During the 2016 election, a new term entered the American political lexicon: the “alt-right,” short for “alternative right.” Despite the innocuous name, the alt-right is a white-nationalist movement. Yet it differs from earlier racist groups: it is youthful and tech-savvy, obsessed with provocation and trolling, amorphous, predominantly online, and mostly anonymous.
And it was energized by Donald Trump’s presidential campaign. In Making Sense of the Alt-Right, George Hawley provides an accessible introduction to the alt-right, giving vital perspective on the emergence of a group whose overt racism has confounded expectations for a more tolerant America. Hawley explains the movement’s origins, evolution, methods, and its core belief in white identity politics. The book explores how the alt-right differs from traditional white nationalism, libertarianism, and other online illiberal ideologies such as neoreaction, as well as from mainstream Republicans and even Donald Trump and Steve Bannon.
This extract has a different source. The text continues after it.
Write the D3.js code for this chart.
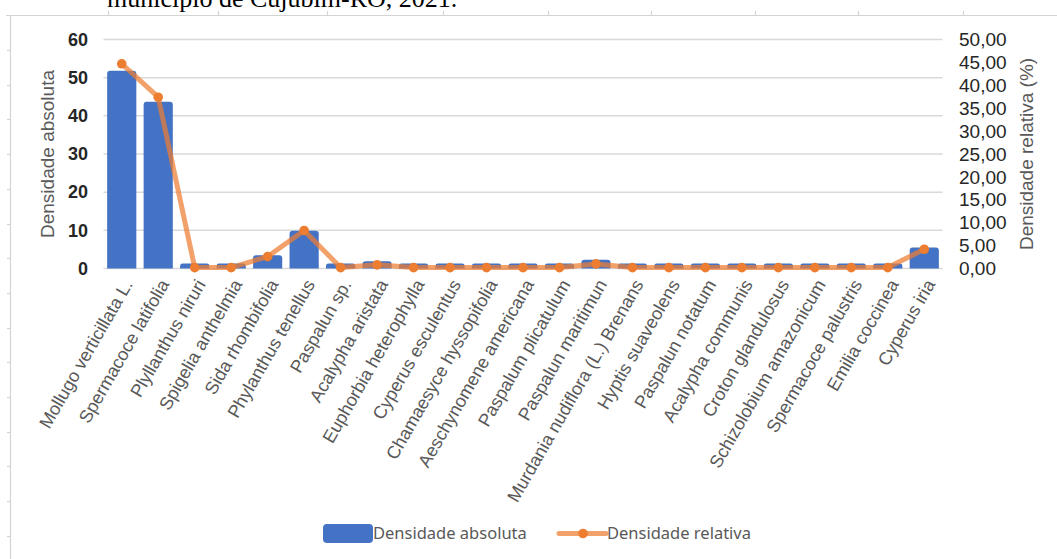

The alt-right’s use of offensive humor and its trolling-driven approach, based in animosity to so-called political correctness, can make it difficult to determine true motivations. Yet through exclusive interviews and a careful study of the alt-right’s influential texts, Hawley is able to paint a full picture of a movement that not only disagrees with liberalism but fundamentally rejects most of the tenets of American conservatism. Hawley points to the alt-right’s growing influence and makes a case for coming to a precise understanding of its beliefs without sensationalism or downplaying the movement’s radicalism.